Carbohydrates burn cleanly. In fact the name “carbo- hydrate” basically means “carbon (dioxide) and water,” which is what plants make carbs out of, and which is all the waste product one is left with when one’s body uses them as fuel. During the first few weeks of the Atkins Diet, the so-called “induction” phase, a person is forced to live off so much grease that, lacking the preferred fuel–carbohydrates–their body goes into starvation mode.
In biochemistry class, doctors learn that fat “burns in the flame of carbohydrate.” When one is eating enough carbohydrates, fat can be completely broken down as well. But when one’s body runs out of carb fuel to burn, its only choice is to burn fat inefficiently using a pathway that produces toxic byproducts like acetone and other so-called “ketones.” The acetone escapes through the lungs–giving Atkins followers what one weight-loss expert calls “rotten-apple breath”[91]–and the other ketones have to be excreted by the kidneys. We burn fat all the time; it’s only when we are carbohydrate deficient and have to burn fat ineffectively that we go into what’s called a state of ketosis, defined as having so much acetone in our blood it noticeably spills out into our lungs or so many other ketones they spill out into our urine.

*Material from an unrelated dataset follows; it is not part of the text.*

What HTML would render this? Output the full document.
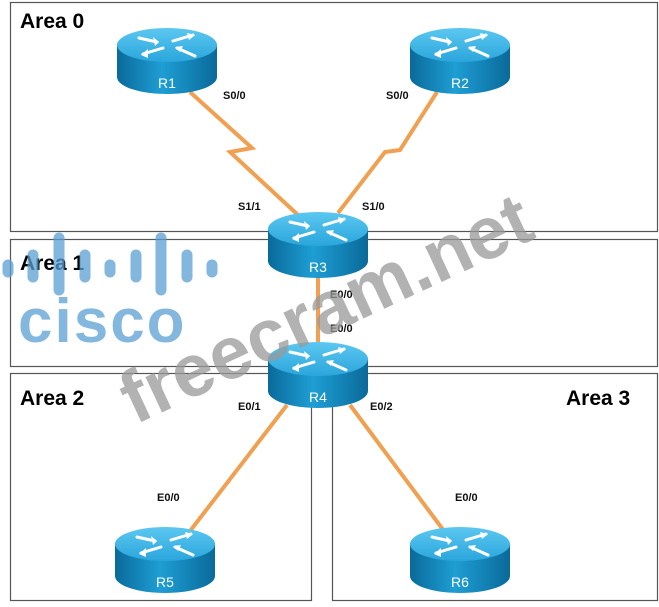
<!DOCTYPE html>
<html><head><meta charset="utf-8"><style>
html,body{margin:0;padding:0;background:#fff;}
body{width:659px;height:607px;overflow:hidden;position:relative;font-family:"Liberation Sans",Arial,sans-serif;}
</style></head><body>
<svg width="659" height="607" viewBox="0 0 659 607" xmlns="http://www.w3.org/2000/svg" style="position:absolute;left:0;top:0">
<defs>
<linearGradient id="body" x1="0" x2="1" y1="0" y2="0">
<stop offset="0" stop-color="#0a6a9a"/><stop offset="0.45" stop-color="#1e9ed4"/><stop offset="1" stop-color="#0a6a9a"/>
</linearGradient>
<linearGradient id="top" x1="0" x2="0" y1="0" y2="1">
<stop offset="0" stop-color="#5cc8f0"/><stop offset="1" stop-color="#2aa6dc"/>
</linearGradient>
<g id="router">
<path d="M-50,0 L-50,32 A50,17 0 0 0 50,32 L50,0 Z" fill="url(#body)"/>
<ellipse cx="0" cy="0" rx="50" ry="17" fill="url(#top)"/>
<g fill="none" stroke="#fff" stroke-width="3" stroke-linecap="round">
<path d="M-28,-7 L-10,-3"/><path d="M-4,3 L-24,9"/><path d="M6,-4 L26,-10"/><path d="M10,3 L28,11"/>
</g>
<g fill="#fff">
<path d="M-8,-3 L-14,-8 L-12,1 Z"/><path d="M-26,10 L-19,4 L-19,13 Z"/><path d="M28,-10 L20,-12 L22,-5 Z"/><path d="M8,2 L16,1 L13,7 Z"/>
</g>
</g>
</defs>
<g fill="none" stroke="#555" stroke-width="1.2">
<rect x="10.5" y="2.5" width="647" height="229"/>
<rect x="10.5" y="239.5" width="647" height="127"/>
<rect x="10.5" y="373.5" width="301" height="227"/>
<rect x="332.5" y="373.5" width="325" height="227"/>
</g>
<g font-weight="bold" font-size="21" fill="#000">
<text x="20" y="28">Area 0</text>
<text x="20" y="270">Area 1</text>
<text x="20" y="405">Area 2</text>
<text x="566" y="405">Area 3</text>
</g>
<g stroke="#f0a050" stroke-width="4" fill="none" stroke-linejoin="miter">
<polyline points="190,92 252,148 230,152 298,215"/>
<polyline points="437,92 400,150 385,152 338,213"/>
<line x1="318" y1="270" x2="318" y2="350"/>
<line x1="287" y1="405" x2="187" y2="535"/>
<line x1="350" y1="405" x2="447" y2="535"/>
</g>
<g font-weight="bold" font-size="11" fill="#111">
<text x="223" y="99">S0/0</text>
<text x="386" y="99">S0/0</text>
<text x="238" y="210">S1/1</text>
<text x="362" y="210">S1/0</text>
<text x="330" y="298">E0/0</text>
<text x="330" y="332">E0/0</text>
<text x="238" y="410">E0/1</text>
<text x="370" y="410">E0/2</text>
<text x="157" y="501">E0/0</text>
<text x="455" y="501">E0/0</text>
</g>
<use href="#router" x="167" y="45"/>
<use href="#router" x="460" y="45"/>
<use href="#router" x="318" y="229"/>
<use href="#router" x="318" y="359"/>
<use href="#router" x="165" y="544"/>
<use href="#router" x="460" y="544"/>
<g font-size="14" fill="#fff" text-anchor="middle">
<text x="167" y="88">R1</text>
<text x="460" y="88">R2</text>
<text x="318" y="272">R3</text>
<text x="318" y="402">R4</text>
<text x="165" y="587">R5</text>
<text x="460" y="587">R6</text>
</g>
<g opacity="0.75" stroke-linecap="round">
<g stroke="#5a9fd4" stroke-width="11">
<line x1="8" y1="265" x2="8" y2="272"/><line x1="33" y1="255" x2="33" y2="277"/><line x1="59" y1="238" x2="59" y2="290"/><line x1="85" y1="255" x2="85" y2="277"/><line x1="110" y1="265" x2="110" y2="272"/><line x1="136" y1="255" x2="136" y2="277"/><line x1="161" y1="238" x2="161" y2="290"/><line x1="187" y1="255" x2="187" y2="277"/><line x1="212" y1="265" x2="212" y2="272"/>
</g>
<text x="18" y="342" font-size="62" font-weight="bold" fill="#5a9fd4" letter-spacing="2">cisco</text>
</g>
<text x="0" y="0" font-size="74" font-weight="bold" fill="#999" opacity="0.75" transform="translate(135,425) rotate(-25)">freecram.net</text>
</svg>
</body></html>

To wash these toxic waste products out of our system our body uses a lot of water. The diuretic effect of low carb diets can result in people losing a gallon of water in pounds the first week.[92] This precipitous early weight loss encourages dieters to continue the diet even though they have lost mostly water weight[93] and the state of ketosis may be making them nauseous or worse.[94] If one wanted to try to lose water weight, sweating it away in a sauna may be a more healthful way.
The Director of Yale University’s Center for Eating and Weight Disorders explains the miracle formula used by diet books to become bestsellers for over a century now: “easy, rapid weight loss; the opportunity to eat your favorite foods and some scientific ‘breakthrough’ that usually doesn’t exist.”[95] The rapid loss of initial water weight seen particularly on low carb diets has an additional sales benefit. By the time people gain back the weight, they may have already told all their friends to buy the book, and the cycle continues. This has been used to explain why low carb diets have been such “cash cows” for publishers over the last 140 years.[96] As one weight loss expert notes, “Rapid water loss is the $33-billion diet gimmick.”[97]